Code that draws figures
= = =

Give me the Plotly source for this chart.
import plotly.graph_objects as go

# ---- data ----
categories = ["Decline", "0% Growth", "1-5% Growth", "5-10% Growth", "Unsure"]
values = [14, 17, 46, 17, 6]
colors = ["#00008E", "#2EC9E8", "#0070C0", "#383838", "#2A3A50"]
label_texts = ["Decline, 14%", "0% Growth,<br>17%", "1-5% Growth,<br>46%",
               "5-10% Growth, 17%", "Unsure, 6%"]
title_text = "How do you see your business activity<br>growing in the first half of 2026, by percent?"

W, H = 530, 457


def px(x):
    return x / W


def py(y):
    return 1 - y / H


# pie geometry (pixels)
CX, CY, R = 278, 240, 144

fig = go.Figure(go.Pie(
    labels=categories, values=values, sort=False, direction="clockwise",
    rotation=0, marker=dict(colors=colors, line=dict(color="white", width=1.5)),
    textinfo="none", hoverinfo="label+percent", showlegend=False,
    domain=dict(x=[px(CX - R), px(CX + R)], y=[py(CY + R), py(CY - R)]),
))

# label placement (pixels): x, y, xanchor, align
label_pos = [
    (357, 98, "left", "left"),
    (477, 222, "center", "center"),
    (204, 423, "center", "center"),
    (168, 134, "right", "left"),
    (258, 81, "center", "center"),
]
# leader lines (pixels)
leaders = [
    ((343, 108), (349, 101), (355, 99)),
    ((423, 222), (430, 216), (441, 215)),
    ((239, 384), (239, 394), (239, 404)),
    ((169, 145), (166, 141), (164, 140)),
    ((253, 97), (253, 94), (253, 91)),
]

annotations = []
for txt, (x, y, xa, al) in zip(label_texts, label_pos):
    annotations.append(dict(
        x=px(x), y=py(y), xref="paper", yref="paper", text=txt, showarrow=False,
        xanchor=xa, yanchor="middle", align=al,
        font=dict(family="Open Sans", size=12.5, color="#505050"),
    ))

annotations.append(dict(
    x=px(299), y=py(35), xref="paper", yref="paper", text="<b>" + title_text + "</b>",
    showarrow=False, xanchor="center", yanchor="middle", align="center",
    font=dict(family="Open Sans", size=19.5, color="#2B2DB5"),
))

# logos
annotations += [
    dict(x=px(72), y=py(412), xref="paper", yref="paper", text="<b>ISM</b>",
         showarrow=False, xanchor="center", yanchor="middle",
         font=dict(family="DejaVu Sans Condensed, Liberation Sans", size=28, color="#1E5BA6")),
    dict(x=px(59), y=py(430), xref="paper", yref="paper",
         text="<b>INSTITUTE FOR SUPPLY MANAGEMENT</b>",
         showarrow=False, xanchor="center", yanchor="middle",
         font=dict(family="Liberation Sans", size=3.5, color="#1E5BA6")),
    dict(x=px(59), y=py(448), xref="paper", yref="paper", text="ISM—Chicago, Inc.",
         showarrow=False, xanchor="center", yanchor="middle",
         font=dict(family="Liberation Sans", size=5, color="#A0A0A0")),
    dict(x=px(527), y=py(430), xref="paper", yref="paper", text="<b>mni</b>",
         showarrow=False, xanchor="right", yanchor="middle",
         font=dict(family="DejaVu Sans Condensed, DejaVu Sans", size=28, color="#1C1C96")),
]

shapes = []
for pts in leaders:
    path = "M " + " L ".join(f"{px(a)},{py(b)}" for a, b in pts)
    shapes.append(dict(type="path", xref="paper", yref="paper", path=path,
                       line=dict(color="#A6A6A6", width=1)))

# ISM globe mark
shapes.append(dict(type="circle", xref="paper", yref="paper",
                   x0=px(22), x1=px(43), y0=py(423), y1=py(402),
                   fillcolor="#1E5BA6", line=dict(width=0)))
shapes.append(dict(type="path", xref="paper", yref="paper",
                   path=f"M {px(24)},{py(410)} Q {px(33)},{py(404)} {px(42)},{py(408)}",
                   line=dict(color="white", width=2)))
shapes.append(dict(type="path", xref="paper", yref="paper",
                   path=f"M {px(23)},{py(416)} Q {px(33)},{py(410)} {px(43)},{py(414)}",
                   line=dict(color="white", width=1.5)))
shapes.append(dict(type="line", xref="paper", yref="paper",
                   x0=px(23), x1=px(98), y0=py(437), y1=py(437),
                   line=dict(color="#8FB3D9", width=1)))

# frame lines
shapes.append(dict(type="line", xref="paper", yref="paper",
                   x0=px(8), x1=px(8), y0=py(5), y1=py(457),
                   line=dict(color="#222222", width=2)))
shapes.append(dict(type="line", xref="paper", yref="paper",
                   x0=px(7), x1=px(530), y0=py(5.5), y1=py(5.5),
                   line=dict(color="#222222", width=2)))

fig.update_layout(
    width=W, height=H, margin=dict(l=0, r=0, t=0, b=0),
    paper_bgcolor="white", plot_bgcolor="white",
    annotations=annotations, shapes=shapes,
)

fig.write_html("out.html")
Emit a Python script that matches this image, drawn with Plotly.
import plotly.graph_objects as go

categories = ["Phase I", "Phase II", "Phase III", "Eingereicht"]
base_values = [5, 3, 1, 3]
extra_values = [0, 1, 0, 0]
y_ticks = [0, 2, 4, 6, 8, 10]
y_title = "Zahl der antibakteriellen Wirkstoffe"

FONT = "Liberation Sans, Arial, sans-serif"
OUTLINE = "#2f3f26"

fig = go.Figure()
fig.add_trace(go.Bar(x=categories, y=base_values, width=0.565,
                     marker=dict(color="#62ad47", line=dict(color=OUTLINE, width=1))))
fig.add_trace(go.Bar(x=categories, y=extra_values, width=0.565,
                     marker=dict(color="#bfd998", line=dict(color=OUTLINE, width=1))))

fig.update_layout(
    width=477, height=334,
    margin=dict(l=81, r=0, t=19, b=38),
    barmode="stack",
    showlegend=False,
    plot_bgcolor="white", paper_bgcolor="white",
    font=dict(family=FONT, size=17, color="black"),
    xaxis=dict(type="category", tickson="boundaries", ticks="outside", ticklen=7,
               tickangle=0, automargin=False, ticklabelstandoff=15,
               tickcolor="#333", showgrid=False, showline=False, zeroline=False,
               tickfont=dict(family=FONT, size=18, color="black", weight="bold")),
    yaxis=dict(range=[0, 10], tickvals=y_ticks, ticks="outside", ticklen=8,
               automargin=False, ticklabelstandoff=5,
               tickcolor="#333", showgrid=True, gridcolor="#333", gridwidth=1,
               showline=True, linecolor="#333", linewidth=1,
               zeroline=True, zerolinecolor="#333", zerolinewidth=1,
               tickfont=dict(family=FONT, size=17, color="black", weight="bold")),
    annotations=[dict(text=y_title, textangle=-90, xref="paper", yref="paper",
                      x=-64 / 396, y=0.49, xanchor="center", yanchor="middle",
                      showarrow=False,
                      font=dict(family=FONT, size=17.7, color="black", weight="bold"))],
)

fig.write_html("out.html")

= = =

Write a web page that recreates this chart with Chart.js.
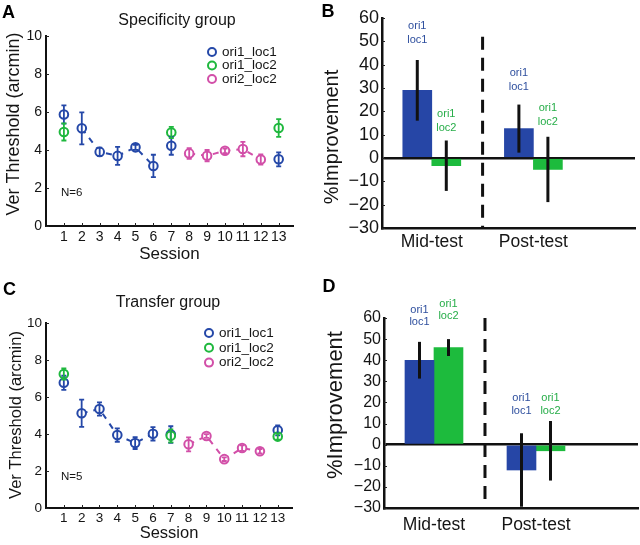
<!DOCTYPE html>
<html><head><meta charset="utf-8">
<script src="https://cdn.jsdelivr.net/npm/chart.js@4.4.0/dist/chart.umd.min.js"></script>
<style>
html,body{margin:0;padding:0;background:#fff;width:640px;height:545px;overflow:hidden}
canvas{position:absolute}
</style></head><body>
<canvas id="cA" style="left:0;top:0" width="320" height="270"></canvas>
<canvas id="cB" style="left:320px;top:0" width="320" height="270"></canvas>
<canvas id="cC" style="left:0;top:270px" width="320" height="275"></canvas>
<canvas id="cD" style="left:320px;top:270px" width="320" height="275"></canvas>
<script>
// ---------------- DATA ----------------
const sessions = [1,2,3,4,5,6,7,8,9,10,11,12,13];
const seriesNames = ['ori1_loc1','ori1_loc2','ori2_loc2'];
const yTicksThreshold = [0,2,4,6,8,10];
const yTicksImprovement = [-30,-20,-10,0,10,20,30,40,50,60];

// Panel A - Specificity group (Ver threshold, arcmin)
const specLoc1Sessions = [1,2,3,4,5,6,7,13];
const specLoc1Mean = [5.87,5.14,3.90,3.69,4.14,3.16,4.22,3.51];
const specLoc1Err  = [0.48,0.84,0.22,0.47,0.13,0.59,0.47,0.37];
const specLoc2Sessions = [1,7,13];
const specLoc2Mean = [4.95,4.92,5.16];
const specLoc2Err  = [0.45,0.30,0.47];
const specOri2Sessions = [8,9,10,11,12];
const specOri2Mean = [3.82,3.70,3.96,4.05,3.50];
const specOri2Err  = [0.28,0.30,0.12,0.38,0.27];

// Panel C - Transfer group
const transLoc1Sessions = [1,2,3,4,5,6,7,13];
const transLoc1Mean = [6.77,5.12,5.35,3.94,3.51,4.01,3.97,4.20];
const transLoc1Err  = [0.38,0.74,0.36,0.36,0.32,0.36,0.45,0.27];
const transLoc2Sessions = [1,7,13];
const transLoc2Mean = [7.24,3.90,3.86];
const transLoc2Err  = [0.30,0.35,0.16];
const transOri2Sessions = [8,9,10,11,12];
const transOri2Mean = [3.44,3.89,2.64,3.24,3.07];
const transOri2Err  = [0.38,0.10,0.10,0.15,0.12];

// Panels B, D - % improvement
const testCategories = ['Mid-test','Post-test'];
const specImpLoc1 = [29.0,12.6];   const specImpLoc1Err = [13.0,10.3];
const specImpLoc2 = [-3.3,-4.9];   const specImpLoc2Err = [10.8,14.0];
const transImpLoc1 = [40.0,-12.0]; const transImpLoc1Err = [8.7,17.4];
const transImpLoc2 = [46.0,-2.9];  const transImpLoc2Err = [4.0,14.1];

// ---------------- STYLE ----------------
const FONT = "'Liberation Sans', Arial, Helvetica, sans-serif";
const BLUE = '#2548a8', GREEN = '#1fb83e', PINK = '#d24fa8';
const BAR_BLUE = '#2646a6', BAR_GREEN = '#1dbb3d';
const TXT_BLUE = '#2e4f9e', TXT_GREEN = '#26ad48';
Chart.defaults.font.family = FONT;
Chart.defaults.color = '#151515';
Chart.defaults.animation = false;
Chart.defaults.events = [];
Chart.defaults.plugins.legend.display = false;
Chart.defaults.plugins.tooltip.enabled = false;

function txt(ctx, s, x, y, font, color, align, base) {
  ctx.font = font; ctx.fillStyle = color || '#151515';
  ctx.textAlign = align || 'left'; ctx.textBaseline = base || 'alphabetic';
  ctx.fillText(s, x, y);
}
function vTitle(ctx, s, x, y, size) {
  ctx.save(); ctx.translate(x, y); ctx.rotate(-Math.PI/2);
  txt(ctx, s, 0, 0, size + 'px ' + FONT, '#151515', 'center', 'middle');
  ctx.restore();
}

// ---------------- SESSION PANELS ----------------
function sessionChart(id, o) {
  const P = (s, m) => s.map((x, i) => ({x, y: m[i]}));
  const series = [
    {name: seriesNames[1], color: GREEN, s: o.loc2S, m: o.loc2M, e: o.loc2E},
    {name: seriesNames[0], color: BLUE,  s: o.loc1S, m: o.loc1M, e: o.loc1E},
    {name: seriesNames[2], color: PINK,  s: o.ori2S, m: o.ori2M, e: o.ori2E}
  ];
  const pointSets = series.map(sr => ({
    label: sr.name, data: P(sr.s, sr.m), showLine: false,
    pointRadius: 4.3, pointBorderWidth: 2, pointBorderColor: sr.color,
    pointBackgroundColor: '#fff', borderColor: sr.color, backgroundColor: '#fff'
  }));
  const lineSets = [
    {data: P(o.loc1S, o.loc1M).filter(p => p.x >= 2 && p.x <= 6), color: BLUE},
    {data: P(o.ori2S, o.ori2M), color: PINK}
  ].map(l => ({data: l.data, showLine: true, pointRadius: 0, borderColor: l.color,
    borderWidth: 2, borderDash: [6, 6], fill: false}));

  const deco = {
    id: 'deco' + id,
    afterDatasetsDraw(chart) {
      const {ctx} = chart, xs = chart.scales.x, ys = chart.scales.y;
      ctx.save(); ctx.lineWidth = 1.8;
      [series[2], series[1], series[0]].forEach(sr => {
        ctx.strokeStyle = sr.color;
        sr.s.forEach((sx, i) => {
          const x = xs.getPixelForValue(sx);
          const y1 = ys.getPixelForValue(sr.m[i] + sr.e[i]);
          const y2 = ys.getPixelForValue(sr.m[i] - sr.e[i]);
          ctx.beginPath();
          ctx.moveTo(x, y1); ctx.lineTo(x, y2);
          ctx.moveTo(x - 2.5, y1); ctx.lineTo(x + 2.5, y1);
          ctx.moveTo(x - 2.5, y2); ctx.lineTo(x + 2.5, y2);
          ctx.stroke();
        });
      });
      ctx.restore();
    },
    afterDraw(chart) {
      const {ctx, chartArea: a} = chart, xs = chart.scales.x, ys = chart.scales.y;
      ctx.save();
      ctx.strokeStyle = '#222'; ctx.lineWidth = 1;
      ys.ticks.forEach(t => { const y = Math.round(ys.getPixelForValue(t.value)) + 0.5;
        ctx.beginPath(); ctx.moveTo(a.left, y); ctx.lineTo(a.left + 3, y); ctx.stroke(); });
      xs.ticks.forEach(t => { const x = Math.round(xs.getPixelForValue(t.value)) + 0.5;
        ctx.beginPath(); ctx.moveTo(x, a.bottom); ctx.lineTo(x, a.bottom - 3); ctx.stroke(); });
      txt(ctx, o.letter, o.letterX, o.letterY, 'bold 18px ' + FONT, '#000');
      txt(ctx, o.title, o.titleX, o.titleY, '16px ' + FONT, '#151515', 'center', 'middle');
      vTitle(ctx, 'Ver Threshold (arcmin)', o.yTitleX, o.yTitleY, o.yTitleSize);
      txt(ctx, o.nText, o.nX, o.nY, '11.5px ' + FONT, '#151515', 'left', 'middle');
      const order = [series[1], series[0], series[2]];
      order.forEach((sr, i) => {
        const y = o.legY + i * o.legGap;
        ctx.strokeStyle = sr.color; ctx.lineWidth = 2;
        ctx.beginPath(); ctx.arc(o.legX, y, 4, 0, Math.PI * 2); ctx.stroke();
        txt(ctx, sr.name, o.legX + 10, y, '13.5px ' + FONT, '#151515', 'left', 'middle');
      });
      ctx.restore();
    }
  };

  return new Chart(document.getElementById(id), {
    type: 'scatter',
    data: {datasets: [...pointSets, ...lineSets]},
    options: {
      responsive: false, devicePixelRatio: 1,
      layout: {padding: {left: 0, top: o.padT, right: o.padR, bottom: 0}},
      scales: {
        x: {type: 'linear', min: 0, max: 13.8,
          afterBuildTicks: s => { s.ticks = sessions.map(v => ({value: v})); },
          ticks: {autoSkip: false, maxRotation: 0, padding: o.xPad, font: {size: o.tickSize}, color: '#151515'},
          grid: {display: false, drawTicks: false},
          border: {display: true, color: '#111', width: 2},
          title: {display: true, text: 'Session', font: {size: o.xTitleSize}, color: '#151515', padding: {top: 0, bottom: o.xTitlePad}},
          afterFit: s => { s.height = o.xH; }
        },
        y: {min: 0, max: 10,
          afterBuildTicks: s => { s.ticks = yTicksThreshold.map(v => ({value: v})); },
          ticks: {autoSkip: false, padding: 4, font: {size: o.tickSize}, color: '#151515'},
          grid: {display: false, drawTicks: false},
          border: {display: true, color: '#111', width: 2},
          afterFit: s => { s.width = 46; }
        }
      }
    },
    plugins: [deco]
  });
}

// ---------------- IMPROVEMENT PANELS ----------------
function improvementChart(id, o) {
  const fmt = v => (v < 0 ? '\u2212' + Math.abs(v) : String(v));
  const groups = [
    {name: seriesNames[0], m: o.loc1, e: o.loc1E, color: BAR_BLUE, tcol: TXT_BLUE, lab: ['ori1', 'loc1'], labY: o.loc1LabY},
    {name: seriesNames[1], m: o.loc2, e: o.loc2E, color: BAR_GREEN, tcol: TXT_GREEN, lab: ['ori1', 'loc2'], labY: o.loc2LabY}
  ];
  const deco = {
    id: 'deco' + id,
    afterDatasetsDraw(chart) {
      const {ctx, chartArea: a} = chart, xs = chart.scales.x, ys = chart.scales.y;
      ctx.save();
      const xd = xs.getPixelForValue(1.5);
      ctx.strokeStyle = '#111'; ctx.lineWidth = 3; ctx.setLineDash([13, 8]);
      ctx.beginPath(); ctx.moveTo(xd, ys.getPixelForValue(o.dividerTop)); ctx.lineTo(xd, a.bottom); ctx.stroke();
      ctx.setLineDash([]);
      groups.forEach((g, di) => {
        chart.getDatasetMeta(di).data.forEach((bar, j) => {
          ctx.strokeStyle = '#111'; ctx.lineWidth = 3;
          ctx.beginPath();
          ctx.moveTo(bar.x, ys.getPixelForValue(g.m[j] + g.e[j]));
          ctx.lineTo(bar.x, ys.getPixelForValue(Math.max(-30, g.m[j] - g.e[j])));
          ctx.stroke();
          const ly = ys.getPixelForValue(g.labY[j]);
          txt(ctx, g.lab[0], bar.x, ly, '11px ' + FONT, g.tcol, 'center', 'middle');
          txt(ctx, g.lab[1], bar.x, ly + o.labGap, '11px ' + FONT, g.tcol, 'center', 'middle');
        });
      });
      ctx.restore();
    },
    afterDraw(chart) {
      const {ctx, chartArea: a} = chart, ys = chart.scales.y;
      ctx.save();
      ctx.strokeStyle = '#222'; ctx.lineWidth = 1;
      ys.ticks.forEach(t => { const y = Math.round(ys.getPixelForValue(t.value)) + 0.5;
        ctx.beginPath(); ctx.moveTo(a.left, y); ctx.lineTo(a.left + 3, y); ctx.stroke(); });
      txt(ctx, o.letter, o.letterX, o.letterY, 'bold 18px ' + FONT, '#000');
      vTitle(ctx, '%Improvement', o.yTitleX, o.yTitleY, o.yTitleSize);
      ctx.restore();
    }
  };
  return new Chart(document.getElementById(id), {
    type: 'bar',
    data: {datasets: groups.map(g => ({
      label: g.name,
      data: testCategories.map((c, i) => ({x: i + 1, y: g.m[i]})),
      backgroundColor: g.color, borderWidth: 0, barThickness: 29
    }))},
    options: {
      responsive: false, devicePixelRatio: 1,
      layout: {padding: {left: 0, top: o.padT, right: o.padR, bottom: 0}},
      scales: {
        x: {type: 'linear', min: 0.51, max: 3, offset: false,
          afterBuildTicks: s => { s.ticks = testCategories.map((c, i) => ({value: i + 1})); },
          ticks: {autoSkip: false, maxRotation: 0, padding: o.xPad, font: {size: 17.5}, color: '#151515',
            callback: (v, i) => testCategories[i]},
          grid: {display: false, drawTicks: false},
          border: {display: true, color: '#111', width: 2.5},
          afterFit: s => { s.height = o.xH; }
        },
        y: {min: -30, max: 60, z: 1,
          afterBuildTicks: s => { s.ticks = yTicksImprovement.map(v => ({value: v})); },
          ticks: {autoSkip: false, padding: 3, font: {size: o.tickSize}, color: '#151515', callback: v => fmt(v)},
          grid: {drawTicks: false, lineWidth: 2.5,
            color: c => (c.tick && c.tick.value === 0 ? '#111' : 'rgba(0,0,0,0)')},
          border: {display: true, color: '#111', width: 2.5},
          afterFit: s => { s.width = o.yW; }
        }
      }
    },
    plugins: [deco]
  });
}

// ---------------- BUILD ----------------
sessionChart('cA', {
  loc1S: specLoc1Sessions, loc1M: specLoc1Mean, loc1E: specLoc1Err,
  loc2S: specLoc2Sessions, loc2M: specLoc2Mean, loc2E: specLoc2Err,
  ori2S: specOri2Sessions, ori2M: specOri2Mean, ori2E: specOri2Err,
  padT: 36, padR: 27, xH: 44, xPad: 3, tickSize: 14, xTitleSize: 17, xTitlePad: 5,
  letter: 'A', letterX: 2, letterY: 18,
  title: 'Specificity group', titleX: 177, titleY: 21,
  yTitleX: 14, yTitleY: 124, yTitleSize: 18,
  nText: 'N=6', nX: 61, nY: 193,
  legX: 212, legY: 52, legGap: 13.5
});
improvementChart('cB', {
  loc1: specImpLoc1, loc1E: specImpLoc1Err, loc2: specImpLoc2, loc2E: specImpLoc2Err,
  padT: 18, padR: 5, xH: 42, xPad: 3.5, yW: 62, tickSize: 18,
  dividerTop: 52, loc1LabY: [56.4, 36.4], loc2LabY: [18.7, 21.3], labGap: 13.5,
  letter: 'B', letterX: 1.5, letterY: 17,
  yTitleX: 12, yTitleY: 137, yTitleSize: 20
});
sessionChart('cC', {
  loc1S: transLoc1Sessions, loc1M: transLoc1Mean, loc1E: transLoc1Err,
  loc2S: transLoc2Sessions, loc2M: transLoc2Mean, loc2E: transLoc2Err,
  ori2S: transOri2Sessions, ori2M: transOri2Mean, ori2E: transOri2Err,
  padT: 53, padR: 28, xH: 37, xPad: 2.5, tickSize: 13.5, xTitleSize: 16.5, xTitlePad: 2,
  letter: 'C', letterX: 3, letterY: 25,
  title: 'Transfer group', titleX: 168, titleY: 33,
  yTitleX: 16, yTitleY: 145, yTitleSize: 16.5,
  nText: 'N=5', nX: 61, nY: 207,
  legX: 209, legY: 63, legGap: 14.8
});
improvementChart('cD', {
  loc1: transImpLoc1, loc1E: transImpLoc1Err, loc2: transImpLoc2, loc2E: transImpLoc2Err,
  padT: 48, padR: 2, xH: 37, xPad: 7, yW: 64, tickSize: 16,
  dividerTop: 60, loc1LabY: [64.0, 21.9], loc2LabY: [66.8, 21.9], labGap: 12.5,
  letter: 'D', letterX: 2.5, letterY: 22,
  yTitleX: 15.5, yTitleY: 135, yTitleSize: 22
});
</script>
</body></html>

= = =

• [CHALLENGE]: Extract, without any images, the part of the material above that opens with the line containing "Write a web" and closes with the line containing "const yTicksImprovement = [-30,-20,-10,0,10,20,30,40,50,60];", both lines included.

• [ANSWER IN FULL]:
Write a web page that recreates this chart with Chart.js.
<!DOCTYPE html>
<html><head><meta charset="utf-8">
<script src="https://cdn.jsdelivr.net/npm/chart.js@4.4.0/dist/chart.umd.min.js"></script>
<style>
html,body{margin:0;padding:0;background:#fff;width:640px;height:545px;overflow:hidden}
canvas{position:absolute}
</style></head><body>
<canvas id="cA" style="left:0;top:0" width="320" height="270"></canvas>
<canvas id="cB" style="left:320px;top:0" width="320" height="270"></canvas>
<canvas id="cC" style="left:0;top:270px" width="320" height="275"></canvas>
<canvas id="cD" style="left:320px;top:270px" width="320" height="275"></canvas>
<script>
// ---------------- DATA ----------------
const sessions = [1,2,3,4,5,6,7,8,9,10,11,12,13];
const seriesNames = ['ori1_loc1','ori1_loc2','ori2_loc2'];
const yTicksThreshold = [0,2,4,6,8,10];
const yTicksImprovement = [-30,-20,-10,0,10,20,30,40,50,60];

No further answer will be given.